▶ _DATA SECTION_:
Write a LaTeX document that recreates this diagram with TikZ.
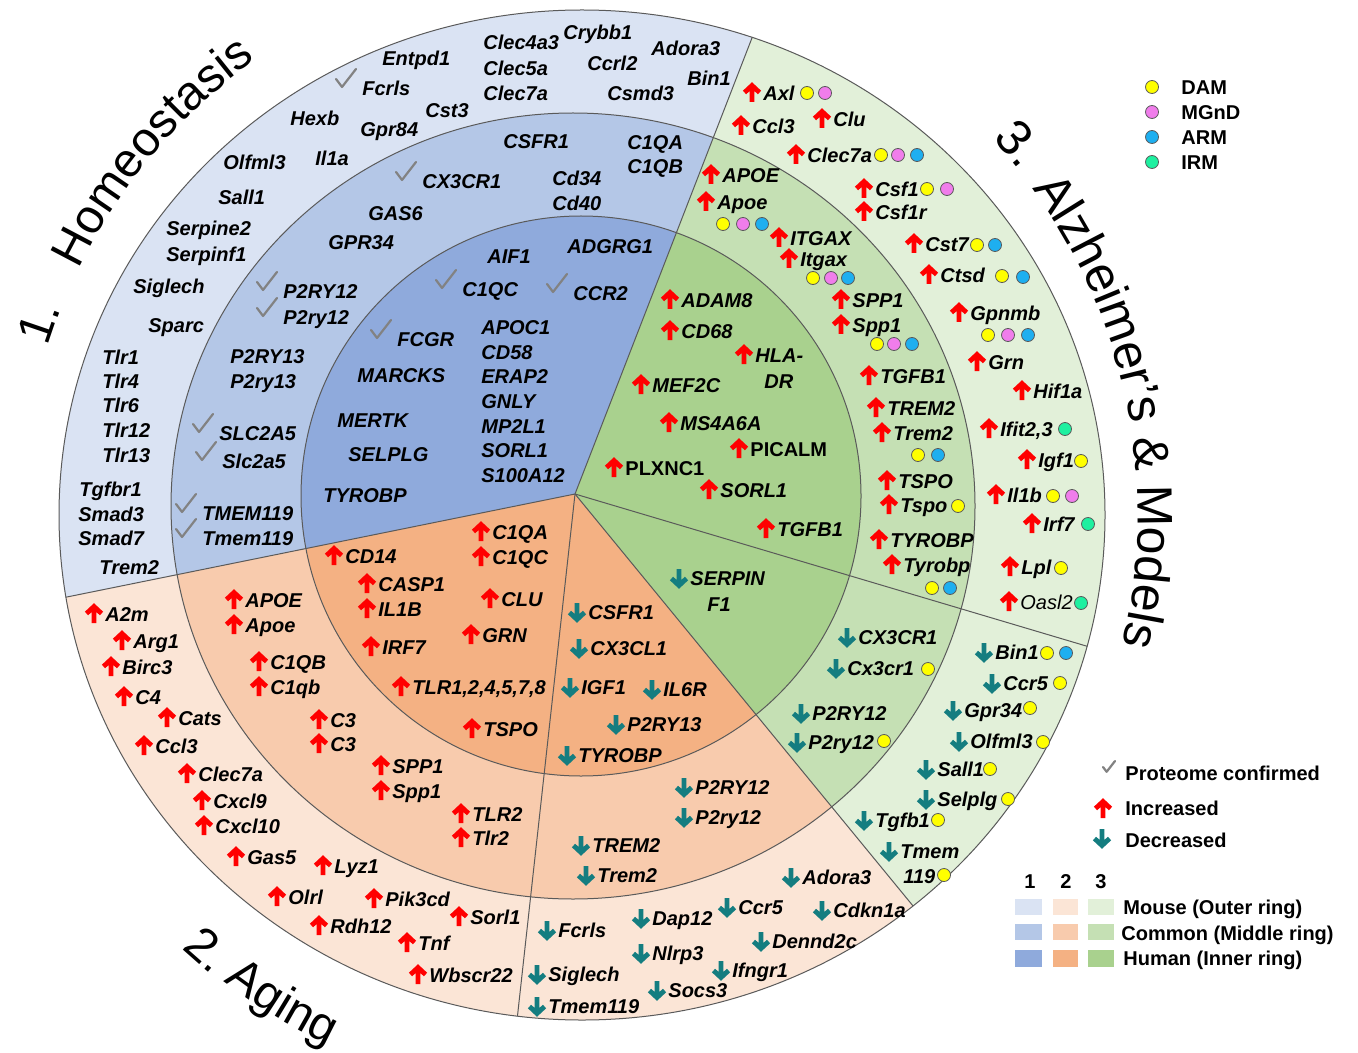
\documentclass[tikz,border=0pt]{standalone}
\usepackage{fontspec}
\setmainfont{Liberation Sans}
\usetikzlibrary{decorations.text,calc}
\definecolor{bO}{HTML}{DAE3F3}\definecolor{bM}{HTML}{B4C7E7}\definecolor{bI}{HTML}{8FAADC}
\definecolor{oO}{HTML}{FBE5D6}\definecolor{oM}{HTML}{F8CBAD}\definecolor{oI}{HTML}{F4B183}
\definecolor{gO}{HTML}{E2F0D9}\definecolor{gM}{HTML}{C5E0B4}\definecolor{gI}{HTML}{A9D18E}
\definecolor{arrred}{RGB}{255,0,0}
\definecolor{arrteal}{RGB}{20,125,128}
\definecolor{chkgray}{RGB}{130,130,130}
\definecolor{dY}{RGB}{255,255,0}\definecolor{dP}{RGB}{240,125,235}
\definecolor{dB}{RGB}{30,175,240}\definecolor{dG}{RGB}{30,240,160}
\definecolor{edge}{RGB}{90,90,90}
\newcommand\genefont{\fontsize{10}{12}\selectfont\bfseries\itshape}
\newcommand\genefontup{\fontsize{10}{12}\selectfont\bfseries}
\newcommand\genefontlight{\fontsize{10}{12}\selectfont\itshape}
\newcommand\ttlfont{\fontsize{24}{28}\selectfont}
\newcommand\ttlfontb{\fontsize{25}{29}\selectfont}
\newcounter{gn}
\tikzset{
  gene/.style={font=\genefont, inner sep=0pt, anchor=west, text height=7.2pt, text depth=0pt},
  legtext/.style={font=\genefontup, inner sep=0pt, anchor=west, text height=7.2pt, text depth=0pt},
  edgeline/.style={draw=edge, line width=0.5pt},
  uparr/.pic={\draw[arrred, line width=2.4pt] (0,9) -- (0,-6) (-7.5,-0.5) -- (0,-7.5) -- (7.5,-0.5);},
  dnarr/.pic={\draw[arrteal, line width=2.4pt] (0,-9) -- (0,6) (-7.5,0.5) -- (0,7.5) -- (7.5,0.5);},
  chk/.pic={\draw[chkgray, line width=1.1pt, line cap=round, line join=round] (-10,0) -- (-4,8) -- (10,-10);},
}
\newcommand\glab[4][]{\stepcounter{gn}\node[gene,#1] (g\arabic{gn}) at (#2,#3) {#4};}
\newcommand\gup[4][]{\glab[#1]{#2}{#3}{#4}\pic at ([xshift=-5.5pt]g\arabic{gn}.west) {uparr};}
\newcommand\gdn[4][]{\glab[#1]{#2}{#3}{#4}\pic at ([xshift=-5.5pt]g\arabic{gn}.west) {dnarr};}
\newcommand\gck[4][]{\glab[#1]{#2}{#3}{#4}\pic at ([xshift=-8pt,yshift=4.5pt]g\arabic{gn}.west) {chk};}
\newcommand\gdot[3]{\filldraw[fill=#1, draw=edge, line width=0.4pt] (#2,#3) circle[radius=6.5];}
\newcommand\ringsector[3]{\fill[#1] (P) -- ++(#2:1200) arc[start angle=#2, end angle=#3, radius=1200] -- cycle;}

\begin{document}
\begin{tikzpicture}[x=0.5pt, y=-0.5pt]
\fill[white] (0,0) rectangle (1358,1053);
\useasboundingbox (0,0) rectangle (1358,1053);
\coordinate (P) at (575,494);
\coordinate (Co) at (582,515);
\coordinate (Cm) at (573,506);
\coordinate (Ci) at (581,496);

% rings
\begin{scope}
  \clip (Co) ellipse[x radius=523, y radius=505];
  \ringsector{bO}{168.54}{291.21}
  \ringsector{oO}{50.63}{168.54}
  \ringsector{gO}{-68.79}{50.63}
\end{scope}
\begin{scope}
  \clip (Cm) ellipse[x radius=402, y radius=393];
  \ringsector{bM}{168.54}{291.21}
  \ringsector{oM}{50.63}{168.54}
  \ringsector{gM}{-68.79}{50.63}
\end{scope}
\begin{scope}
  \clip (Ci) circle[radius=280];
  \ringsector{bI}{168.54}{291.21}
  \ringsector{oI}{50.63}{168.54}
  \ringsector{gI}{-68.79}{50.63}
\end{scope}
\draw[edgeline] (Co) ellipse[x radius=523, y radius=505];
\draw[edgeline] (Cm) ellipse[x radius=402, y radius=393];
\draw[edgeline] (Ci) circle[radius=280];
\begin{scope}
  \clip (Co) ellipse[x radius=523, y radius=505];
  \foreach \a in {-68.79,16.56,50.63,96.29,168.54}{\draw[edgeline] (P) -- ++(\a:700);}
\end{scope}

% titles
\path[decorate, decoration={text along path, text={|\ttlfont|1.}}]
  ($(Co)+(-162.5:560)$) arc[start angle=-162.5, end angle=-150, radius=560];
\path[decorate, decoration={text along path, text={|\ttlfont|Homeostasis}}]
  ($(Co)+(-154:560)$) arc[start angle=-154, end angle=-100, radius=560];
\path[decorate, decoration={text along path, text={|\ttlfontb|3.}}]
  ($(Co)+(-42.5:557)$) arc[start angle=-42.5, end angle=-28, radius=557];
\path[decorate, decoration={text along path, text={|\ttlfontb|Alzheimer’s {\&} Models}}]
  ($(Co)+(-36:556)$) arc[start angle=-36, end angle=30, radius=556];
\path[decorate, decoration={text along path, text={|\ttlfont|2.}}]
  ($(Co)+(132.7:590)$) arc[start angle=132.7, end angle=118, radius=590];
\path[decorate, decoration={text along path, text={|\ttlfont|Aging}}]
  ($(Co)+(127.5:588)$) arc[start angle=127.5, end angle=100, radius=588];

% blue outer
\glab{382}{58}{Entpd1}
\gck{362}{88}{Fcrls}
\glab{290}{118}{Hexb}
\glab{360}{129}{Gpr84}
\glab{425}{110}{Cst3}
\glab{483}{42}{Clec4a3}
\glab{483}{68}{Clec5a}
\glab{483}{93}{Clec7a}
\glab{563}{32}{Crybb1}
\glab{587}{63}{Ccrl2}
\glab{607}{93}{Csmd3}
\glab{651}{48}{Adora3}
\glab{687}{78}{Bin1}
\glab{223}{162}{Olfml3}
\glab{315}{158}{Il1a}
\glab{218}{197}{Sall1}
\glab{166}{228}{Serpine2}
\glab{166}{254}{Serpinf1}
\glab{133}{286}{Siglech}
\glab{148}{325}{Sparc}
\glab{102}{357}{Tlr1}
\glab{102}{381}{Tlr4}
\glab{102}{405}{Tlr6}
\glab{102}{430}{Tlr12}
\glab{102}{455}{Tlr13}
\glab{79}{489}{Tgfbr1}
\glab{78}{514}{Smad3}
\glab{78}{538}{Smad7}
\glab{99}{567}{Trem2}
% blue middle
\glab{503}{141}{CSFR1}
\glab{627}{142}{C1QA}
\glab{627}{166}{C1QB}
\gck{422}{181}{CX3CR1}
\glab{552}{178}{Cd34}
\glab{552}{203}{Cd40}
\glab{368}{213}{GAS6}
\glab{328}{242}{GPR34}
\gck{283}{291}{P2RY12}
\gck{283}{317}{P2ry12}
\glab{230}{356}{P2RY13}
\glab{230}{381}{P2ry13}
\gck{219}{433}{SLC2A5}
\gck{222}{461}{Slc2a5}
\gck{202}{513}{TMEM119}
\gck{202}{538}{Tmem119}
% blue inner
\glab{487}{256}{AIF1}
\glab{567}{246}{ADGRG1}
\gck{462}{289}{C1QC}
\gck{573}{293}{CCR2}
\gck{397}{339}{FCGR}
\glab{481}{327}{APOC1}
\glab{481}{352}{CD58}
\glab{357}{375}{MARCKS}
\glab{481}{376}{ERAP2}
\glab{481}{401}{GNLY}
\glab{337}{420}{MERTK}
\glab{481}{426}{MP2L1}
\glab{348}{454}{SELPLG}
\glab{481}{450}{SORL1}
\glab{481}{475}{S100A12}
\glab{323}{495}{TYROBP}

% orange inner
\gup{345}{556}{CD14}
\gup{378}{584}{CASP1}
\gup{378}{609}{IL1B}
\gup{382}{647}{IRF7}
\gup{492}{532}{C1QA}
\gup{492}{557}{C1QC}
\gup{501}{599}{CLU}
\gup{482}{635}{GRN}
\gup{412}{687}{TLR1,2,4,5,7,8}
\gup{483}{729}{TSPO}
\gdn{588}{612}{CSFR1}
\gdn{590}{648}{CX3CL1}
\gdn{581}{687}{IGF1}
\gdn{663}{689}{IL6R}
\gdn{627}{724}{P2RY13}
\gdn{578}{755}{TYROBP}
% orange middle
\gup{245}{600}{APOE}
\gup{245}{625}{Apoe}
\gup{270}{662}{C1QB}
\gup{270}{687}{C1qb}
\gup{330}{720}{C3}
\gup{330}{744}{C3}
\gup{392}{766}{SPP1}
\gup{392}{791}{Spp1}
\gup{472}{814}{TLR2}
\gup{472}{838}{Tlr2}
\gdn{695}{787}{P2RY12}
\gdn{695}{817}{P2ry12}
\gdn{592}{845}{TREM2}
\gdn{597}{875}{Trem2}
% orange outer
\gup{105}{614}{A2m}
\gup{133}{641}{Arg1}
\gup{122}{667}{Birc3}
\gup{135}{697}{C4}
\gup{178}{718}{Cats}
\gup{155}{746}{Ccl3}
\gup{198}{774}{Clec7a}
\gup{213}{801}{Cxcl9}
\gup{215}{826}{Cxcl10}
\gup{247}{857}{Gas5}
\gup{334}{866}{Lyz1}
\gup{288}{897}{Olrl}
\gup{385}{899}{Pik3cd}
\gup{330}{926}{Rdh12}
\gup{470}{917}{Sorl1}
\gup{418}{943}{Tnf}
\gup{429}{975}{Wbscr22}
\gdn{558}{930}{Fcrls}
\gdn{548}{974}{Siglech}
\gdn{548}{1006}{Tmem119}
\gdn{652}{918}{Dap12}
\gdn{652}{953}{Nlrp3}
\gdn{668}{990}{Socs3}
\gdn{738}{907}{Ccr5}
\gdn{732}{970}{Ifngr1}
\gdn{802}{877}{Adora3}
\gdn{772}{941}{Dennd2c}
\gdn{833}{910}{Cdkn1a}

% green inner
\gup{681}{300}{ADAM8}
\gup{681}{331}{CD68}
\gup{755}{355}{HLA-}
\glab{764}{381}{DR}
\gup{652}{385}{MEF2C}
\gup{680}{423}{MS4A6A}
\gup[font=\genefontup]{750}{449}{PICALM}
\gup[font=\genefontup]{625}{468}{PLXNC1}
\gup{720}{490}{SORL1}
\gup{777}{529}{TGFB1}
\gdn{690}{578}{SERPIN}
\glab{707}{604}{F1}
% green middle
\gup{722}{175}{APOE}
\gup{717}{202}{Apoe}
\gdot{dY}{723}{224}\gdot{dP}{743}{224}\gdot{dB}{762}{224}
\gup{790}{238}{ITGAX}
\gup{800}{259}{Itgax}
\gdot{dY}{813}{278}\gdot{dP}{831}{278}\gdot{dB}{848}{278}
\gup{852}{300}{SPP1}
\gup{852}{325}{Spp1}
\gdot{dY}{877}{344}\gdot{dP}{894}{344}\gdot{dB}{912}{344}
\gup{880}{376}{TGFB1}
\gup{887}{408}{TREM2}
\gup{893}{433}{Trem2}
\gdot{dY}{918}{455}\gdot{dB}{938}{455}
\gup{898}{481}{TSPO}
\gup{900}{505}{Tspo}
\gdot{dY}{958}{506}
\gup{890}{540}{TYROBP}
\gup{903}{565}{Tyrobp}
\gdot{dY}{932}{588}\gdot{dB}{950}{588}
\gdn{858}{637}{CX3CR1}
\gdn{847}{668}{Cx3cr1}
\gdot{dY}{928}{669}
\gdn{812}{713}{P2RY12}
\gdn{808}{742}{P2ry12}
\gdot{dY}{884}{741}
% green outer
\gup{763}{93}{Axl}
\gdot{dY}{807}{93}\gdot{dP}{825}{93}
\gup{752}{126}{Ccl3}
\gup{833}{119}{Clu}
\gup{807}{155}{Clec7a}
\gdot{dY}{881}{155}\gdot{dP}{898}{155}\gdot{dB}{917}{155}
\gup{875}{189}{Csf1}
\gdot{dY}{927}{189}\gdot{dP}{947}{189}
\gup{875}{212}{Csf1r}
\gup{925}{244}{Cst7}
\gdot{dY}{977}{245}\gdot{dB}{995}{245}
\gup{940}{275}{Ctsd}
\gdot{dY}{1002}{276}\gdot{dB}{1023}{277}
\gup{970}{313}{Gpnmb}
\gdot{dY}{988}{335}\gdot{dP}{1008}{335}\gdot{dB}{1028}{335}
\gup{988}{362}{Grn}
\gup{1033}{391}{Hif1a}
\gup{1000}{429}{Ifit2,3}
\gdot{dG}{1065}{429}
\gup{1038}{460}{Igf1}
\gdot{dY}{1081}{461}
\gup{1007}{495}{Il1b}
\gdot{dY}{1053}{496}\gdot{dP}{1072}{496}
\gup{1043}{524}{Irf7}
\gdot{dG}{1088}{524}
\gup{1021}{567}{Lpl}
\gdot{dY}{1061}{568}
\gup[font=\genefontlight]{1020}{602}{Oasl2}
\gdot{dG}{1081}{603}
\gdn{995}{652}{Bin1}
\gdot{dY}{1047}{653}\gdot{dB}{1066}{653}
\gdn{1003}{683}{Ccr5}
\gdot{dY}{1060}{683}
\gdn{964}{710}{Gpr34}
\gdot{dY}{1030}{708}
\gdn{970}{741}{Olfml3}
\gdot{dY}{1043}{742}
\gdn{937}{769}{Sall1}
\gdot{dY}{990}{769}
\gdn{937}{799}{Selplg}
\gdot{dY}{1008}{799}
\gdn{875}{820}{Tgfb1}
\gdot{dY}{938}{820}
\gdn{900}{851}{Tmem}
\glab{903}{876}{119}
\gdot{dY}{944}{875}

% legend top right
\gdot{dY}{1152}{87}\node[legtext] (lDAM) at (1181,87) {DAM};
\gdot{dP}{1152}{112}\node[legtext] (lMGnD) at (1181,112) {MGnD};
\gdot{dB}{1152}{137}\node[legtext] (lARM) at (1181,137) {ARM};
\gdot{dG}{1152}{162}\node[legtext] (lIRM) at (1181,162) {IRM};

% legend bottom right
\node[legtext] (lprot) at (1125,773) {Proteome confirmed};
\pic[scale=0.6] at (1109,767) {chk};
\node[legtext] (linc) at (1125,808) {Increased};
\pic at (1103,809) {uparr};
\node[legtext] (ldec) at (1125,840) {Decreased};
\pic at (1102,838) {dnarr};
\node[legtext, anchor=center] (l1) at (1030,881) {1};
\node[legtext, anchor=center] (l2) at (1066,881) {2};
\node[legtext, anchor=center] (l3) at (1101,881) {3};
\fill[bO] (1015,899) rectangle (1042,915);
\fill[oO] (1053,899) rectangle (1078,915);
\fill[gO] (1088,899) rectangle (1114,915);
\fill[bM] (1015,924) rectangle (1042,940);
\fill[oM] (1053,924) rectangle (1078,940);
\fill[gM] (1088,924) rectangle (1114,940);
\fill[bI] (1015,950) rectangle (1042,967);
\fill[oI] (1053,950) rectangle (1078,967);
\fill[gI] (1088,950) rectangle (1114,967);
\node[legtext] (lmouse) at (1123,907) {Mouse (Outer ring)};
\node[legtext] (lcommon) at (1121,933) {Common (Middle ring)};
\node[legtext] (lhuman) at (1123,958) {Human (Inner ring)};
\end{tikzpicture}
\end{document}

▶ _STATED GOAL_: Starting at the top of the listing above, please restate word for word each line up to and including the one that holds "(P) -- ++(#2:1200)", omitting every image.

▶ _REPLY TO THE TASK_:
Write a LaTeX document that recreates this diagram with TikZ.
\documentclass[tikz,border=0pt]{standalone}
\usepackage{fontspec}
\setmainfont{Liberation Sans}
\usetikzlibrary{decorations.text,calc}
\definecolor{bO}{HTML}{DAE3F3}\definecolor{bM}{HTML}{B4C7E7}\definecolor{bI}{HTML}{8FAADC}
\definecolor{oO}{HTML}{FBE5D6}\definecolor{oM}{HTML}{F8CBAD}\definecolor{oI}{HTML}{F4B183}
\definecolor{gO}{HTML}{E2F0D9}\definecolor{gM}{HTML}{C5E0B4}\definecolor{gI}{HTML}{A9D18E}
\definecolor{arrred}{RGB}{255,0,0}
\definecolor{arrteal}{RGB}{20,125,128}
\definecolor{chkgray}{RGB}{130,130,130}
\definecolor{dY}{RGB}{255,255,0}\definecolor{dP}{RGB}{240,125,235}
\definecolor{dB}{RGB}{30,175,240}\definecolor{dG}{RGB}{30,240,160}
\definecolor{edge}{RGB}{90,90,90}
\newcommand\genefont{\fontsize{10}{12}\selectfont\bfseries\itshape}
\newcommand\genefontup{\fontsize{10}{12}\selectfont\bfseries}
\newcommand\genefontlight{\fontsize{10}{12}\selectfont\itshape}
\newcommand\ttlfont{\fontsize{24}{28}\selectfont}
\newcommand\ttlfontb{\fontsize{25}{29}\selectfont}
\newcounter{gn}
\tikzset{
  gene/.style={font=\genefont, inner sep=0pt, anchor=west, text height=7.2pt, text depth=0pt},
  legtext/.style={font=\genefontup, inner sep=0pt, anchor=west, text height=7.2pt, text depth=0pt},
  edgeline/.style={draw=edge, line width=0.5pt},
  uparr/.pic={\draw[arrred, line width=2.4pt] (0,9) -- (0,-6) (-7.5,-0.5) -- (0,-7.5) -- (7.5,-0.5);},
  dnarr/.pic={\draw[arrteal, line width=2.4pt] (0,-9) -- (0,6) (-7.5,0.5) -- (0,7.5) -- (7.5,0.5);},
  chk/.pic={\draw[chkgray, line width=1.1pt, line cap=round, line join=round] (-10,0) -- (-4,8) -- (10,-10);},
}
\newcommand\glab[4][]{\stepcounter{gn}\node[gene,#1] (g\arabic{gn}) at (#2,#3) {#4};}
\newcommand\gup[4][]{\glab[#1]{#2}{#3}{#4}\pic at ([xshift=-5.5pt]g\arabic{gn}.west) {uparr};}
\newcommand\gdn[4][]{\glab[#1]{#2}{#3}{#4}\pic at ([xshift=-5.5pt]g\arabic{gn}.west) {dnarr};}
\newcommand\gck[4][]{\glab[#1]{#2}{#3}{#4}\pic at ([xshift=-8pt,yshift=4.5pt]g\arabic{gn}.west) {chk};}
\newcommand\gdot[3]{\filldraw[fill=#1, draw=edge, line width=0.4pt] (#2,#3) circle[radius=6.5];}
\newcommand\ringsector[3]{\fill[#1] (P) -- ++(#2:1200) arc[start angle=#2, end angle=#3, radius=1200] -- cycle;}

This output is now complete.